RELATED: Boundary looks to address poverty across region through B.C. grant

I’ve heard murmurs of discussions over the past few weeks asking why the RDKB is pursuing a poverty reduction study and strategy for the Boundary in particular – questions that seem to whistle at the idea that Grand Forks’ support for the Boundary-specific study might turn the city into a dumping ground for social services and that we will have to shoulder funding burdens of new projects.

Firstly, Grand Forks, we need to recognize that for all intents and purposes, we are the urban hub for the Boundary, and with that necessarily comes some social services. If you think that some services may be taxing on the city, consider your neighbours in Greenwood and Midway, towns of just over 600 people each, and their capacity. We are it, and we need to recognize that and accept the responsibility that comes with it.

Sure, Trail and Castlegar are bigger – after all, they do both have Canadian Tires – but they’re more than an hour’s drive away in perfect weather. If you have a car and can pay for gas to get there.

To questions around why the RDKB is looking specifically at the Boundary, it is because the Columbia side of the regional district already completed a poverty study of its own, privately funded through industry and the Columbia Basin Trust.

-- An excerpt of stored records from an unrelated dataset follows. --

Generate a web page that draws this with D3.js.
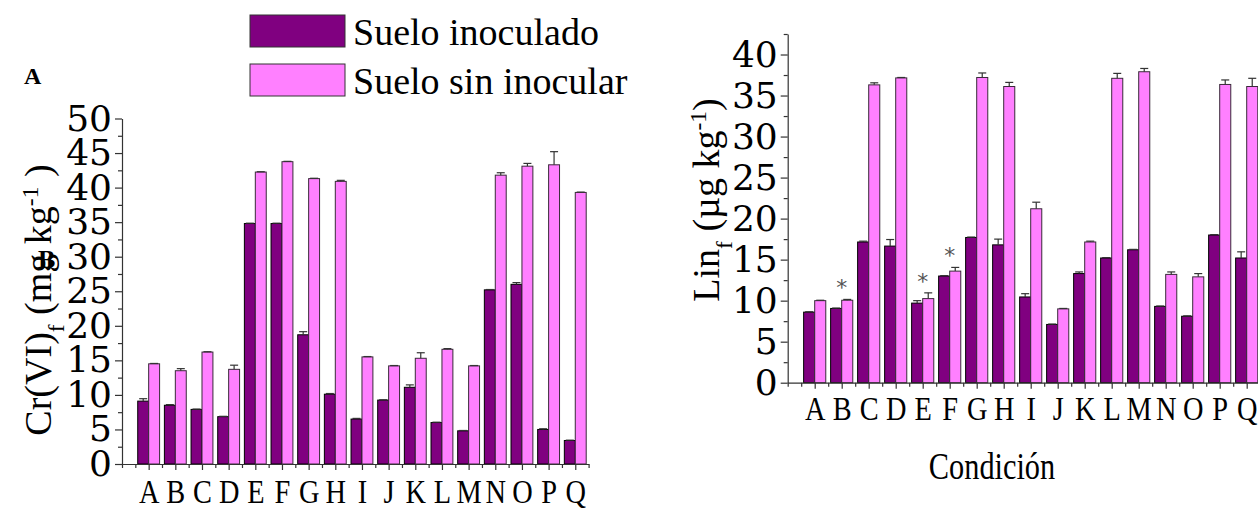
<!DOCTYPE html>
<html>
<head>
<meta charset="utf-8">
<script src="https://cdn.jsdelivr.net/npm/d3@7"></script>
<style>
  body { margin: 0; background: #fff; }
  svg { display: block; }
  text { font-family: "Liberation Serif", serif; fill: #000; }
  .axis path, .axis line { stroke: #333; stroke-width: 1.2; }
  .ylab text { font-family: "DejaVu Serif", serif; }
  .xlab text { font-family: "Liberation Serif", serif; }
</style>
</head>
<body>
<svg id="chart" width="1258" height="509"></svg>
<script>
// categories (conditions)
const categories = ["A","B","C","D","E","F","G","H","I","J","K","L","M","N","O","P","Q"];

// panel A: Cr(VI)f (mg kg-1)
const crInoc    = [9.1, 8.5, 7.9, 6.85, 34.8, 34.8, 18.7, 10.1, 6.5, 9.25, 11.1, 6.0, 4.8, 25.2, 26.0, 5.0, 3.4];
const crInocErr = [0.35, 0.1, 0.05, 0.05, 0.05, 0.05, 0.45, 0.1, 0.1, 0.05, 0.35, 0.05, 0.05, 0.05, 0.25, 0.1, 0.05];
const crSin     = [14.5, 13.5, 16.2, 13.7, 42.25, 43.75, 41.3, 40.9, 15.5, 14.2, 15.3, 16.6, 14.2, 41.8, 43.1, 43.3, 39.3];
const crSinErr  = [0.05, 0.3, 0.05, 0.6, 0.05, 0.05, 0.05, 0.15, 0.05, 0.05, 0.8, 0.1, 0.05, 0.35, 0.4, 1.9, 0.05];

// panel B: Linf (ug kg-1)
const linInoc    = [8.6, 9.05, 17.15, 16.65, 9.7, 13.0, 17.7, 16.8, 10.45, 7.1, 13.3, 15.2, 16.2, 9.3, 8.1, 18.0, 15.2];
const linInocErr = [0.05, 0.05, 0.1, 0.8, 0.3, 0.05, 0.05, 0.7, 0.4, 0.05, 0.2, 0.05, 0.05, 0.05, 0.05, 0.05, 0.75];
const linSin     = [10.0, 10.05, 36.3, 37.15, 10.25, 13.6, 37.2, 36.1, 21.2, 9.0, 17.15, 37.1, 37.9, 13.2, 12.9, 36.35, 36.1];
const linSinErr  = [0.05, 0.1, 0.25, 0.05, 0.7, 0.45, 0.55, 0.5, 0.8, 0.05, 0.1, 0.6, 0.4, 0.3, 0.4, 0.55, 1.0];
const linStars   = ["B", "E", "F"];

const crTicks = [0, 5, 10, 15, 20, 25, 30, 35, 40, 45, 50];
const linTicks = [0, 5, 10, 15, 20, 25, 30, 35, 40];
const seriesNames = ["Suelo inoculado", "Suelo sin inocular"];
const colors = ["#800080", "#ff80ff"];

const svg = d3.select("#chart");

function panel(opt) {
  const x = d3.scaleLinear().domain([0, 17.5]).range([opt.left, opt.right]);
  const y = d3.scaleLinear().domain([0, opt.ymax]).range([opt.bottom, opt.top]);
  const g = svg.append("g");
  const bw = x(0.41) - x(0);

  const rows = categories.map((c, i) => ({
    c, i,
    v: [opt.inoc[i], opt.sin[i]],
    e: [opt.inocErr[i], opt.sinErr[i]]
  }));

  // bars + upward error bars
  rows.forEach(r => {
    [0, 1].forEach(s => {
      const x0 = s === 0 ? x(r.i + 1) - bw : x(r.i + 1);
      g.append("rect")
        .attr("x", x0).attr("width", bw)
        .attr("y", y(r.v[s])).attr("height", y(0) - y(r.v[s]))
        .attr("fill", colors[s])
        .attr("stroke", s === 0 ? "#000" : "#3a2a3a")
        .attr("stroke-width", 1);
      const cx = x0 + bw / 2;
      const top = y(r.v[s] + r.e[s]);
      g.append("line")
        .attr("x1", cx).attr("x2", cx)
        .attr("y1", y(r.v[s])).attr("y2", top)
        .attr("stroke", "#333").attr("stroke-width", 1.2);
      g.append("line")
        .attr("x1", cx - 4).attr("x2", cx + 4)
        .attr("y1", top).attr("y2", top)
        .attr("stroke", "#333").attr("stroke-width", 1.2);
    });
  });

  // significance stars
  if (opt.stars) {
    rows.filter(r => opt.stars.includes(r.c)).forEach(r => {
      const top = Math.min(y(r.v[0] + r.e[0]), y(r.v[1] + r.e[1]));
      g.append("text")
        .attr("x", x(r.i + 1)).attr("y", top - 4)
        .attr("text-anchor", "middle")
        .style("font-size", "22px").style("fill", "#555")
        .style("font-family", "DejaVu Sans, sans-serif")
        .text("*");
    });
  }

  // y axis
  const minorY = d3.range(0, opt.ymax + 0.01, 2.5).filter(v => v % 5 !== 0);
  g.append("g").attr("class", "axis")
    .attr("transform", `translate(${opt.left},0)`)
    .call(d3.axisLeft(y).tickValues(minorY).tickSize(4).tickSizeOuter(0).tickFormat(""))
    .call(a => a.select(".domain").remove());
  g.append("g").attr("class", "axis ylab")
    .attr("transform", `translate(${opt.left},0)`)
    .call(d3.axisLeft(y).tickValues(opt.ticks).tickSize(7).tickSizeOuter(0).tickPadding(3))
    .call(a => a.selectAll("text").style("font-size", "36px"));

  // x axis
  g.append("g").attr("class", "axis")
    .attr("transform", `translate(0,${opt.bottom})`)
    .call(d3.axisBottom(x).tickValues(d3.range(0, 17.6, 0.5).filter(v => v % 1 !== 0 || v === 0)).tickSize(4).tickSizeOuter(0).tickFormat(""))
    .call(a => a.select(".domain").remove());
  g.append("g").attr("class", "axis xlab")
    .attr("transform", `translate(0,${opt.bottom})`)
    .call(d3.axisBottom(x).tickValues(d3.range(1, 18)).tickSize(6).tickSizeOuter(0)
      .tickPadding(opt.xPad).tickFormat(i => categories[i - 1]))
    .call(a => a.selectAll("text")
      .style("font-size", "33px")
      .attr("transform", "scale(0.86,1)"));

  // y title
  const t = g.append("text")
    .attr("transform", `translate(${opt.titleX},${opt.titleY}) rotate(-90)`)
    .attr("text-anchor", "middle")
    .style("font-size", opt.titleFont + "px");
  opt.title.forEach(p => {
    const ts = t.append("tspan").text(p[0]);
    if (p[1]) ts.attr("baseline-shift", p[1]).style("font-size", (opt.titleFont * 0.62) + "px");
  });
  return { x, y };
}

panel({
  left: 122, right: 588.6, top: 118.5, bottom: 464, ymax: 50,
  inoc: crInoc, inocErr: crInocErr, sin: crSin, sinErr: crSinErr,
  ticks: crTicks, xPad: 10,
  title: [["Cr(VI)"], ["f", "sub"], [" (mg kg"], ["-1", "super"], [" )"]],
  titleX: 51, titleY: 300, titleFont: 38
});

panel({
  left: 787.7, right: 1260.2, top: 34, bottom: 382.7, ymax: 42.5,
  inoc: linInoc, inocErr: linInocErr, sin: linSin, sinErr: linSinErr,
  ticks: linTicks, xPad: 8, stars: linStars,
  title: [["Lin"], ["f", "sub"], [" (µg kg"], ["-1", "super"], [")"]],
  titleX: 719, titleY: 200, titleFont: 38
});

// x title
svg.append("text")
  .attr("transform", "translate(992,479) scale(0.82,1)")
  .attr("text-anchor", "middle")
  .style("font-size", "37px")
  .text("Condición");

// panel letters
svg.append("text").attr("x", 24).attr("y", 84)
  .style("font-size", "24px").style("font-weight", "bold").text("A");
svg.append("text").attr("x", 38).attr("y", 268)
  .style("font-size", "26px").style("font-weight", "bold").text("B");

// legend
const leg = svg.append("g");
seriesNames.forEach((n, i) => {
  leg.append("rect")
    .attr("x", 250).attr("y", 15 + i * 49)
    .attr("width", 95).attr("height", 32)
    .attr("fill", colors[i]).attr("stroke", "#333").attr("stroke-width", 1);
  leg.append("text")
    .attr("x", 353).attr("y", 45 + i * 49)
    .style("font-size", "38px")
    .text(n);
});
</script>
</body>
</html>
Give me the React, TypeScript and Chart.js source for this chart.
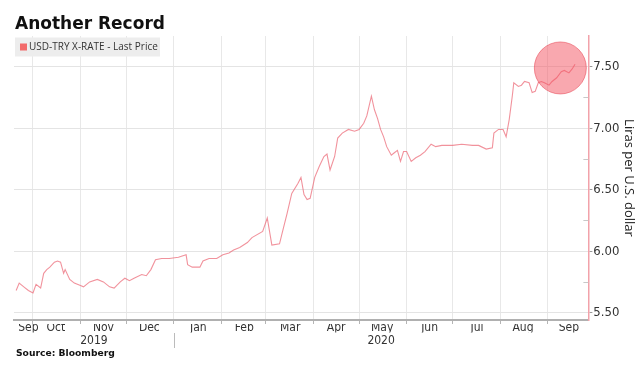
import React, { useEffect, useRef } from "react";
import { Chart, registerables } from "chart.js";

Chart.register(...registerables);

// ---- data ----
const TITLE = "Another Record";
const SERIES_LABEL = "USD-TRY X-RATE - Last Price";
const SOURCE = "Source: Bloomberg";
const Y_TITLE = "Liras per U.S. dollar";

const dates = [
  "2019-09-20", "2019-09-22", "2019-09-25", "2019-09-28", "2019-10-01", "2019-10-03",
  "2019-10-06", "2019-10-08", "2019-10-10", "2019-10-12", "2019-10-15", "2019-10-17",
  "2019-10-19", "2019-10-21", "2019-10-22", "2019-10-25", "2019-10-28", "2019-11-01",
  "2019-11-03", "2019-11-07", "2019-11-12", "2019-11-16", "2019-11-20", "2019-11-23",
  "2019-11-27", "2019-11-30", "2019-12-03", "2019-12-06", "2019-12-11", "2019-12-14",
  "2019-12-17", "2019-12-20", "2019-12-24", "2019-12-29", "2020-01-04", "2020-01-09",
  "2020-01-10", "2020-01-13", "2020-01-18", "2020-01-20", "2020-01-24", "2020-01-29",
  "2020-02-02", "2020-02-06", "2020-02-09", "2020-02-13", "2020-02-18", "2020-02-21",
  "2020-02-28", "2020-03-02", "2020-03-05", "2020-03-10", "2020-03-12", "2020-03-15",
  "2020-03-18", "2020-03-22", "2020-03-24", "2020-03-26", "2020-03-28", "2020-03-30",
  "2020-04-02", "2020-04-05", "2020-04-08", "2020-04-10", "2020-04-12", "2020-04-15",
  "2020-04-17", "2020-04-20", "2020-04-24", "2020-04-28", "2020-05-01", "2020-05-04",
  "2020-05-06", "2020-05-09", "2020-05-11", "2020-05-13", "2020-05-15", "2020-05-17",
  "2020-05-19", "2020-05-22", "2020-05-24", "2020-05-26", "2020-05-28", "2020-05-30",
  "2020-06-01", "2020-06-04", "2020-06-07", "2020-06-10", "2020-06-13", "2020-06-17",
  "2020-06-20", "2020-06-24", "2020-07-01", "2020-07-07", "2020-07-14", "2020-07-18",
  "2020-07-23", "2020-07-27", "2020-07-28", "2020-07-31", "2020-08-03", "2020-08-05",
  "2020-08-07", "2020-08-09", "2020-08-10", "2020-08-13", "2020-08-15", "2020-08-17",
  "2020-08-20", "2020-08-22", "2020-08-24", "2020-08-26", "2020-08-28", "2020-08-30",
  "2020-09-02", "2020-09-04", "2020-09-07", "2020-09-10", "2020-09-12", "2020-09-15",
  "2020-09-17", "2020-09-19",
];

const prices = [
  5.68, 5.74, 5.71, 5.68, 5.66, 5.73,
  5.70, 5.82, 5.85, 5.87, 5.91, 5.92,
  5.91, 5.82, 5.85, 5.77, 5.74, 5.72,
  5.71, 5.75, 5.77, 5.75, 5.71, 5.70,
  5.75, 5.78, 5.76, 5.78, 5.81, 5.80,
  5.85, 5.93, 5.94, 5.94, 5.95, 5.97,
  5.89, 5.87, 5.87, 5.92, 5.94, 5.94,
  5.97, 5.985, 6.01, 6.03, 6.07, 6.11,
  6.16, 6.27, 6.05, 6.06, 6.16, 6.31,
  6.47, 6.55, 6.60, 6.46, 6.42, 6.43,
  6.60, 6.69, 6.77, 6.79, 6.66, 6.77,
  6.92, 6.96, 6.99, 6.975, 6.99, 7.04,
  7.10, 7.26, 7.15, 7.08, 6.99, 6.93,
  6.85, 6.78, 6.80, 6.82, 6.73, 6.81,
  6.81, 6.73, 6.76, 6.78, 6.81, 6.87,
  6.85, 6.86, 6.86, 6.87, 6.86, 6.86,
  6.83, 6.84, 6.96, 6.99, 6.99, 6.93,
  7.07, 7.26, 7.37, 7.34, 7.35, 7.38,
  7.37, 7.29, 7.30, 7.37, 7.38, 7.37,
  7.35, 7.38, 7.41, 7.46, 7.47, 7.45,
  7.48, 7.52,
];

const monthStarts = [
  "2019-10-01", "2019-11-01", "2019-12-01", "2020-01-01", "2020-02-01", "2020-03-01",
  "2020-04-01", "2020-05-01", "2020-06-01", "2020-07-01", "2020-08-01", "2020-09-01",
];
const monthLabelDates = [
  "2019-09-28", "2019-10-16", "2019-11-16", "2019-12-16", "2020-01-17", "2020-02-16",
  "2020-03-17", "2020-04-16", "2020-05-16", "2020-06-16", "2020-07-17", "2020-08-16",
  "2020-09-15",
];
const monthLabels = ["Sep", "Oct", "Nov", "Dec", "Jan", "Feb", "Mar", "Apr", "May", "Jun", "Jul", "Aug", "Sep"];
const yearLabels = ["2019", "2020"];
const yearBoundary = "2020-01-01";
const yMajorTicks = [5.5, 6.0, 6.5, 7.0, 7.5];
const yMinorTicks = [5.75, 6.25, 6.75, 7.25];
const highlightDate = "2020-09-09";
const highlightValue = 7.49;

// ---- helpers ----
const BASE = Date.UTC(2019, 8, 1);
const dayOf = (s: string) => {
  const [y, m, d] = s.split("-").map(Number);
  return (Date.UTC(y, m - 1, d) - BASE) / 86400000;
};
const X_MIN = 17.6;
const X_MAX = 392.7;
const LINE_COLOR = "rgba(236, 104, 118, 0.72)";
const NARROW = '"Liberation Sans Narrow", "DejaVu Sans Condensed", "Liberation Sans", sans-serif';

const decorPlugin = {
  id: "decor",
  afterDraw(chart: any) {
    const { ctx, chartArea, scales } = chart;
    const xs = scales.x;
    ctx.save();
    // minor ticks inside the plot on right axis
    ctx.strokeStyle = "#c8c8c8";
    ctx.lineWidth = 1;
    yMinorTicks.forEach((v) => {
      const py = Math.round(scales.y.getPixelForValue(v)) + 0.5;
      ctx.beginPath();
      ctx.moveTo(chartArea.right - 5, py);
      ctx.lineTo(chartArea.right, py);
      ctx.stroke();
    });
    // title
    ctx.fillStyle = "#111";
    ctx.font = 'bold 17px "DejaVu Sans", sans-serif';
    ctx.textBaseline = "alphabetic";
    ctx.textAlign = "left";
    ctx.fillText(TITLE, 15, 29);
    // legend box
    const lx = chartArea.left + 1;
    const ly = chartArea.top + 1.5;
    ctx.fillStyle = "#ededed";
    ctx.fillRect(lx, ly, 145, 19);
    ctx.fillStyle = "#f26a6a";
    ctx.fillRect(lx + 5, ly + 6, 7, 7);
    ctx.fillStyle = "#333";
    ctx.font = '10px "Open Sans", sans-serif';
    ctx.textBaseline = "middle";
    ctx.fillText(SERIES_LABEL, lx + 14, ly + 10);
    // year labels
    const bx = xs.getPixelForValue(dayOf(yearBoundary));
    ctx.font = `12px ${NARROW}`;
    ctx.fillStyle = "#333";
    ctx.textAlign = "center";
    ctx.fillText(yearLabels[0], (chartArea.left + bx) / 2, 341);
    ctx.fillText(yearLabels[1], (bx + chartArea.right) / 2, 341);
    ctx.strokeStyle = "#bbbbbb";
    ctx.beginPath();
    ctx.moveTo(Math.round(bx) + 0.5, 333);
    ctx.lineTo(Math.round(bx) + 0.5, 348);
    ctx.stroke();
    // source
    ctx.textAlign = "left";
    ctx.fillStyle = "#111";
    ctx.font = 'bold 9.2px "DejaVu Sans", sans-serif';
    ctx.fillText(SOURCE, 16, 354);
    ctx.restore();
  },
};

export default function App() {
  const ref = useRef<HTMLCanvasElement | null>(null);

  useEffect(() => {
    document.body.style.margin = "0";
    const canvas = ref.current;
    if (!canvas) return;
    const chart = new Chart(canvas, {
      type: "line",
      data: {
        datasets: [
          {
            type: "bubble",
            label: "highlight",
            xAxisID: "x",
            yAxisID: "y",
            data: [{ x: dayOf(highlightDate) + 0.4, y: highlightValue, r: 26 }],
            backgroundColor: "rgba(244, 82, 96, 0.5)",
            borderColor: "rgba(232, 70, 84, 0.55)",
            borderWidth: 1,
            order: 0,
          } as any,
          {
            type: "line",
            label: SERIES_LABEL,
            xAxisID: "x",
            yAxisID: "y",
            data: dates.map((d, i) => ({ x: dayOf(d), y: prices[i] })),
            borderColor: LINE_COLOR,
            borderWidth: 1.1,
            pointRadius: 0,
            tension: 0,
            order: 1,
          },
        ],
      },
      options: {
        animation: false,
        responsive: false,
        devicePixelRatio: 1,
        layout: { autoPadding: false, padding: { left: 14, top: 36, right: 0, bottom: 37.6 } },
        plugins: { legend: { display: false }, tooltip: { enabled: false }, title: { display: false } },
        scales: {
          x: {
            type: "linear",
            position: "bottom",
            min: X_MIN,
            max: X_MAX,
            afterBuildTicks: (s: any) => {
              s.ticks = monthStarts.map((d) => ({ value: dayOf(d) }));
            },
            ticks: { display: false },
            grid: { color: "#e8e8e8", tickColor: "#b5b5b5", tickLength: 4, drawTicks: true },
            border: { display: true, color: "#b0b0b0", width: 2 },
          },
          x2: {
            type: "linear",
            position: "bottom",
            min: X_MIN,
            max: X_MAX,
            afterBuildTicks: (s: any) => {
              s.ticks = monthLabelDates.map((d) => ({ value: dayOf(d) }));
            },
            ticks: {
              autoSkip: false,
              maxRotation: 0,
              padding: -3,
              color: "#333",
              font: { family: NARROW, size: 12 },
              callback: (_v: any, i: number) => monthLabels[i],
            },
            grid: { display: false, drawTicks: false },
            border: { display: false },
          },
          y: {
            type: "linear",
            position: "right",
            min: 5.44,
            max: 7.75,
            afterBuildTicks: (s: any) => {
              s.ticks = yMajorTicks.map((v) => ({ value: v }));
            },
            ticks: {
              padding: 1,
              color: "#333",
              font: { family: NARROW, size: 13 },
              callback: (v: any) => Number(v).toFixed(2),
            },
            grid: { color: "#e4e4e4", tickColor: "#999", tickLength: 4 },
            border: { display: true, color: "#f2a2aa", width: 1.5 },
            title: {
              display: true,
              text: Y_TITLE,
              color: "#222",
              font: { family: '"Open Sans", sans-serif', size: 13 },
              padding: { top: 1, bottom: 1 },
            },
          },
        },
      },
      plugins: [decorPlugin],
    } as any);
    return () => chart.destroy();
  }, []);

  return (
    <div style={{ width: 638, height: 370, position: "relative", background: "#fff" }}>
      <canvas ref={ref} width={638} height={370} style={{ display: "block" }} />
    </div>
  );
}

Perhaps the fact that our fellow electors to the east can do such a thing under the power of their own local resources while we seek provincial funding for the study is telling. We desperately need it, and we should seriously consider following through on the actions any future report would prescribe.

In 2019, both the Boundary Community Food Bank and the Boundary Women’s Coalition – which operates the transition house in Grand Forks – saw record demand. It’s fantastic that we have these services in our community, and a plan such as that being pursued by the RDKB could go a good way to helping them out even more.

To be clear, a poverty reduction plan is not strictly a plan to cure homelessness in any area, though that would be great, to be certain. A poverty reduction plan ought to lay out a framework that would make life more sustainably affordable for the community at large.

According to the authors of the Lower Columbia report, “‘Thriving For All: Lower Columbia Poverty Reduction Plan’ is a potential roadmap to working to alleviate the struggle of some of our neighbours here in the West Kootenay, many of whom we may not even realize are struggling.”

That’s the key. “From surviving to thriving” is the driving phrase behind the report. It’s beautiful rhetoric, to be sure, but taken seriously, I think we can all imagine what “thriving” looks like to us in the Boundary. It means a place to live safely, food to grow and eat and share, opportunities to learn, exercise, and grow ourselves as people and as a community.